Parker has averaged over 30 points over the past three games—the three that San Antonio spent without Tim Duncan—and the Spurs are 2-1.
He's really turned into the leader of this team, and there's no question about it. Now we'll just have to see what the Spurs are capable of in the playoffs.
The Houston Rockets have played five games in February, and while it doesn't look like Linsanity is returning, it does look as if he's starting to hit his stride. Perhaps there's something about February that gets him going.
Lin scored just 12 points in the 117-111 loss to the Sacramento Kings, but he did it on just eight shots in 29 minutes, passed out six assists and had a steal and two blocks.
Lin is averaging 15.6 points and 6.0 assists on 50 percent shooting from the field through February thus far, and shooting an impressive 57 percent from three.
Somebody in the Rockets organization needs to periodically send Lin Valentine's Day cards to make him constantly think it's February. That way his February outbursts don't ever end.
The Celtics really had us going this year, didn't they? Not only did they drop three games below .500 by the end of January, but they watched idly as Rajon Rondo and Jared Sullinger went down with season-ending injuries.
What could come about but the annual Boston Celtics run to remind us that they're still going to make the playoffs, and that they're going to do it in the most ugly way possible?
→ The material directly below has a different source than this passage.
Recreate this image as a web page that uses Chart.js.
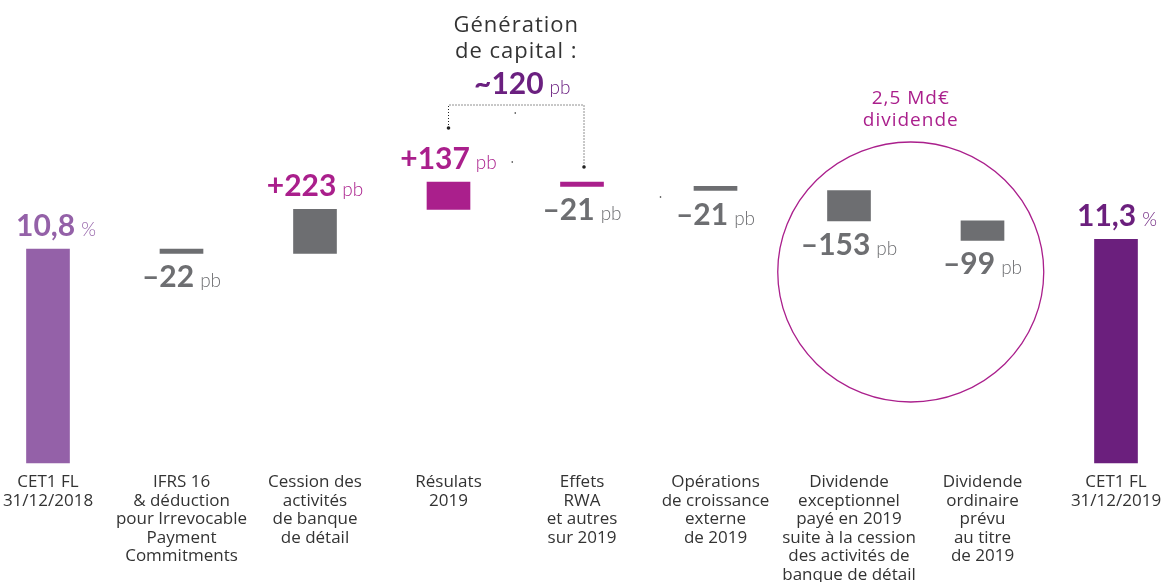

Paul Pierce could be 43 years old, and Kevin Garnett could be playing on one leg, but they are always going to muster up the energy to slap together a run long enough to put them far enough ahead to make their way into the playoffs.
Sunday's game against the Denver Nuggets was just one win, but it meant so much more. They beat a team who had just won nine games in a row (albeit on a back-to-back), after blowing a lead in the fourth quarter.
Two comebacks led to more free basketball, and the Celtics won 118-114 in triple overtime.
It was intense, it was relatively low scoring, and it was nothing but the Celtics reminding us that they aren't dead yet.